City on pace to exceed June precipitation totals

Rain clouds loom over Fort St. John.

Reported totals varied, but the local airport weather station posted 3.4 millimeters of rain on Wednesday, leaving the monthly precipitation total at 9.4 millimeters , and on pace to easily exceed the June norm of 65.6 millimeters.

This is traditionally the second highest precipitation month of the year, and it is also the beginning of the key moisture period for Peace Country farmers and ranchers. The annual three-month summer average is 192 millimeters, or about 40 per cent of the calendar year total of 444.

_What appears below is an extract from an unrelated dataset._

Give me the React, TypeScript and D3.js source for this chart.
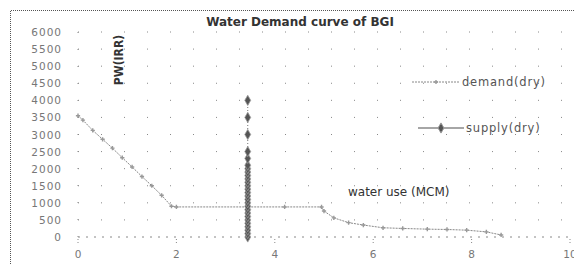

The airport station is on pace to post 94 millimeters by the end of the month, which is certainly not an out-of-the-question total for this area — and you only have to go back four years for statistical proof — 176.5 millimeters in 2011.
The station also recorded above average totals in 2012 and 2013, with postings of 84.5, and 117.3 millimeters, but local crop producers need only go back to last summer to underline the validity for their moisture concerns.

Beginning in June, the airport station recorded three consecutive months of below normal precipitation, with a record low of only three millimeters in August.

It resulted in a three-month total of only 79.6 millimeters — about 41 percent of the norm — and there are concerns something similar could occur this summer.

Environment Canada Meteorologist Lisa Caldwell confirms new computer generated summer projections show temperatures across Western Canada remaining above normal for the period, but there’s more geographical variation in the local precipitation model.

“Our outlook comes to just almost normal to just above normal,” Caldwell said.

“If you flew a little bit further north to sort of the Grande Prairie area onto the Alberta side, they’re trying to show just slightly below normal for the next three months.”

Still, this area is infamous for sudden and dramatic summertime downpours. In late June of 2011 and 2013, the airport station recorded two day totals of 94.1 and 63.1 millimeters, respectively.

That noted, Caldwell says of precipitation forecasts: “I always take them with a grain of salt.”